Dr. Toale is also involved with IceCube, as well as with the High Altitude Water Cherenkov (HAWC) gamma ray observatory, which is currently under construction near the highest peak in Mexico (4100 m); when completed, HAWC will be the most sensitive detector of gamma rays for energies above 10 TeV.
Dr. Okada, a theorist, is investigating signals for new physics at the Large Hadron Collider and in astrophysical observations.
Adjunct Prof. Biermann is active in high-energy astrophysics, particularly in theoretical studies of cosmic rays and active galactic nuclei.
Astronomy & Astrophysics
The astronomy group consists of seven faculty whose research focuses on extragalactic astronomy, with approximately equal emphasis on theory and observation. Active research areas include the following:
- Galaxy morphology, disks, and resonance phenomena (Buta),
from both observational and dynamical points of view. This involves observations of various tracers of star-formation history and Doppler mapping to recover the locations of resonant points in spiral galaxies, to allow a detailed comparison with theory to refine our understanding of the internal working of galaxies.
- Galaxy interactions and evolution (Bill Keel, Preethi Nair): comparison of galaxies in various redshift ranges to build a consistent picture of how galaxy populations have changed with cosmic time.
- Galaxy formation (Jeremy Bailin): computer simulations of the formation of galaxies out of the nearly-smooth early
- Galaxy halos (Jeremy Bailin): observational and theoretical studies of the stars, dark matter, dwarf galaxies, and globular star clusters in the outskirts of galaxies.
- Observational and theoretical study of hot gas in galaxies and clusters of galaxies (Jimmy Irwin, Ray White), using the observed chemistry and energetics to constrain how galaxies evolve.
- Observational study of neutron stars and black holes accreting matter from neighboring stars in binary stellar systems (Jimmy Irwin).
- Theoretical study of white dwarfs accreting matter from neighboring stars, leading to stellar explosions (Dean Townsley).
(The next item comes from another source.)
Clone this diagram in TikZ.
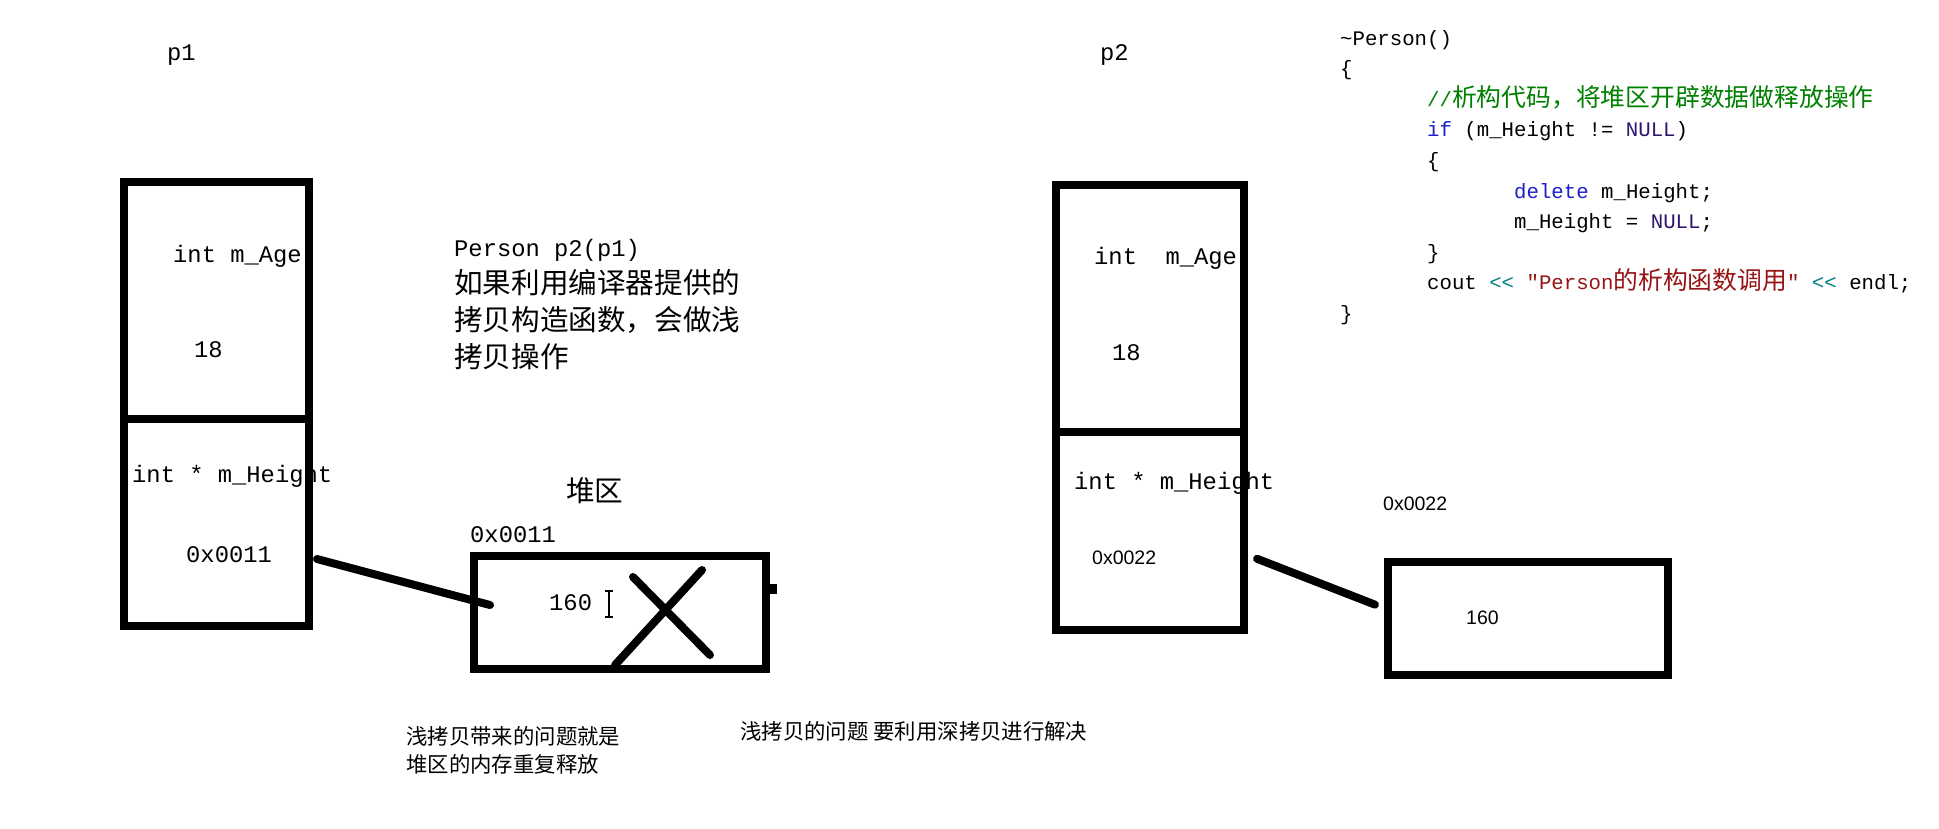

Major Collaborations and Resources
- SARA Observatory consortium
(telescopes at Kitt Peak, AZ & Cerro Tololo, Chile)
- Galaxy Zoo
- Sloan Digital Sky Survey IV
The astronomy group uses a network of Linux and Apple computers, including a high performance Linux cluster, along with astronomical software packages such as IRAF, IDL & Ciao. The high-speed computing facilities of the Alabama Research and Education Network in Huntsville are available. The University is part of the Southeastern Association for Research in Astronomy (SARA), which operates optical telescopes in Arizona and Chile, of which UA observers have a 10% share. Dr. Nair’s group are members of the Sloan Digital Sky Survey. Astronomy group members are regular users of NASA satellite observatories (Hubble, Chandra, XMM-Newton, GALEX, Swift, Suzaku) and ground-based telescopes worldwide. Research is supported by the NSF and NASA.